SAN ANTONIO (CN) – A Houston teachers union, making claims of racial discrimination, asked a federal judge Tuesday to block the Texas Education Agency from replacing their school district’s elected board of trustees with a handpicked board of managers.
The Houston Federation of Teachers and Texas Federation of Teachers brought the federal complaint in San Antonio against the Texas Education Agency and its Commissioner Mike Morath on Tuesday.
The lawsuit stems from Morath’s Nov. 6 announcement the Texas Education Agency would take over the Houston Independent School District’s board because of the dismal academic performance of Wheatley High School.
The school, in Houston’s Fifth Ward, a historically black neighborhood, has 966 students – 52% of them are black and 46% are Latino, according to the Texas Tribune.
The Texas Education Agency says a 2015 state law requires that it intervene because Wheatley has received a failing grade in the state’s academic accountability ratings for seven years in a row.
But the teachers say in their lawsuit that despite Wheatley’s poor performance, the Texas Education Agency gave HISD, the state’s largest school district with 210,000 students at 280 campuses, an overall B academic rating in 2019.
The teachers say there’s a racial component to the Texas Education Agency’s takeover because HISD’s student demographics are “61.84% Hispanic, 24.02% African American, 8.7% White, and 4.05% Asian” and, “Currently, HISD is represented by 9 trustees, 8 of whom are people of color.
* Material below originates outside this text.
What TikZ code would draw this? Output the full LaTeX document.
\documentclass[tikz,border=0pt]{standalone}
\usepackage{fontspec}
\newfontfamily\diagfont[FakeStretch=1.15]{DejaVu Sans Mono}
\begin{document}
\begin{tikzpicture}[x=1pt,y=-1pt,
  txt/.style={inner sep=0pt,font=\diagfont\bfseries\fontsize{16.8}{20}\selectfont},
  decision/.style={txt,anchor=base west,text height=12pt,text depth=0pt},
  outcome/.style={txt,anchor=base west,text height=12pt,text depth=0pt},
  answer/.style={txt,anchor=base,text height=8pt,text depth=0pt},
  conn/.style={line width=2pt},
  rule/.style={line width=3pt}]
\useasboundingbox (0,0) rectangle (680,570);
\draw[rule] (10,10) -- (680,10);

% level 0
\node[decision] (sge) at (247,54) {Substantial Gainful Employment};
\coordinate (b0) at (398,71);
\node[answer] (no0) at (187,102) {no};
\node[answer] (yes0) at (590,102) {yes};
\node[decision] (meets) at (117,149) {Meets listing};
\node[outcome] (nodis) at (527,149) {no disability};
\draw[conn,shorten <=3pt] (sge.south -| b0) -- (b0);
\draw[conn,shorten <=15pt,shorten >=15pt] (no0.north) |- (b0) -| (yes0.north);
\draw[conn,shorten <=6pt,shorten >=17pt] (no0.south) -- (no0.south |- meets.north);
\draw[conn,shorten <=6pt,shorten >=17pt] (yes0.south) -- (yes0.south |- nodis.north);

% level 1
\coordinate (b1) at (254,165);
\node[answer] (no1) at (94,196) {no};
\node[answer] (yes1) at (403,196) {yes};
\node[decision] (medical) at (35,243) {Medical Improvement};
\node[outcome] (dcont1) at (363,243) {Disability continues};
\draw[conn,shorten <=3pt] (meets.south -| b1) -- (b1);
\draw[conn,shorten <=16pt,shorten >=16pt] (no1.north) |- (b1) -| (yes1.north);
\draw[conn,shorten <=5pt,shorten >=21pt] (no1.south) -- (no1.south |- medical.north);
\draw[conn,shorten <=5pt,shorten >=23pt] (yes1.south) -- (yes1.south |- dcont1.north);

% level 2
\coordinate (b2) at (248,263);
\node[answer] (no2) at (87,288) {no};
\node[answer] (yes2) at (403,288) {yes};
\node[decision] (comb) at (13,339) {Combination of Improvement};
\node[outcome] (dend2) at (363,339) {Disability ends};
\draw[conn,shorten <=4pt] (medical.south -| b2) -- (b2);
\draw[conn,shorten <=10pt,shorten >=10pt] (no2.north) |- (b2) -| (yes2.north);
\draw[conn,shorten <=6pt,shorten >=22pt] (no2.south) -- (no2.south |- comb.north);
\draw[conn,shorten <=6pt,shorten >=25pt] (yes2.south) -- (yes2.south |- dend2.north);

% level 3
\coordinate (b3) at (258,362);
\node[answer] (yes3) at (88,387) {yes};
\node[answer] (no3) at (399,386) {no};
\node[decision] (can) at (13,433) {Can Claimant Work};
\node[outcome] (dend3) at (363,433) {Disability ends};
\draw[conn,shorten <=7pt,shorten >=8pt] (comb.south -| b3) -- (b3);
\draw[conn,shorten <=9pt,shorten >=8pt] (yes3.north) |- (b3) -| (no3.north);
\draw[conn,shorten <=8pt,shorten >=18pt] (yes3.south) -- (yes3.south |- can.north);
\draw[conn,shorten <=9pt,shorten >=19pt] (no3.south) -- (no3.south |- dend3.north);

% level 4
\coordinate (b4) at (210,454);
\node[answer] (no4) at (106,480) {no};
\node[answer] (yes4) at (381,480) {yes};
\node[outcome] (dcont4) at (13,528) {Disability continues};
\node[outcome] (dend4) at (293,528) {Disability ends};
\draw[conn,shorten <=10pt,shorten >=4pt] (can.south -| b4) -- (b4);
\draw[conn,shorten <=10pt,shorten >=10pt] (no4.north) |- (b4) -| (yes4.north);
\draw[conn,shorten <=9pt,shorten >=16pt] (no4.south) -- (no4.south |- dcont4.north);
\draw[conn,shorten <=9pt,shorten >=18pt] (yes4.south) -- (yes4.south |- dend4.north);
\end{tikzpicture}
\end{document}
All are women.”
According to the complaint, the agency has shown a pattern of targeting school districts in which most of the students are minorities: “Since 2008, 13 of the 14 school districts targeted by TEA for takeover were minority school districts.”
The school districts have rarely performed better under a TEA-appointed board of managers, the teachers unions say.
The unions are represented by Martin Golando with Garza Golando Moran of San Antonio. He did not respond Tuesday evening to a request for comment on the lawsuit, nor did the Texas Education Agency.
Hundreds of Houston residents have applied for the board of managers and the Texas Education Agency had planned to replace HISD’s trustees this spring, the Houston Chronicle reported.
But a state judge in Austin granted the school district a temporary injunction blocking the takeover in January. The Texas Education Agency appealed and a decision on whether the injunction is justified could take months.
In their federal lawsuit, the teachers unions are seeking their own injunction as a backstop should the state courts approve TEA’s takeover of Houston schools.
The teachers claim the agency is violating the Voting Rights Act and the Fourteenth and Fifteenth Amendments’ protections against racial discrimination because replacing the board of trustees would deprive black and Latino voters in HISD’s nine single-member voting districts, in which only residents of the districts can vote, of voting for their preferred candidates.
“Out of nine districts, six are heavily majority-minority, each electing the preferred choice of the minority voters in those districts. Out of the remaining three districts, only one is an Anglo majority district,” the complaint states.
The teachers claim the Texas Education Agency’s intrusion into the school district’s affairs is just the latest in a long history of racial conflict for the district. They say it took HISD nearly 30 years to desegregate its schools after the U.S. Supreme Court declared school segregation unconstitutional in its 1956 Brown v. Board of Education ruling.
They also claim the Texas Education Agency has a “pro-charter school agenda” and it launched its investigation of Houston ISD, leading to the decision to oust the school board because the district’s board in December 2018 voted down a proposal to cede control of some failing schools to a charter school operator.
“The real reason that TEA has aggressively intervened into the governance of HISD is two-fold,” the lawsuit states.
“First, the HISD trustees did not rubberstamp TEA’s preferred education policy, the use of in-district charter schools with a mixed track record of student achievement. Second, the decision to reject this privatization initiative was made by people of color and their elected leaders,” it continues.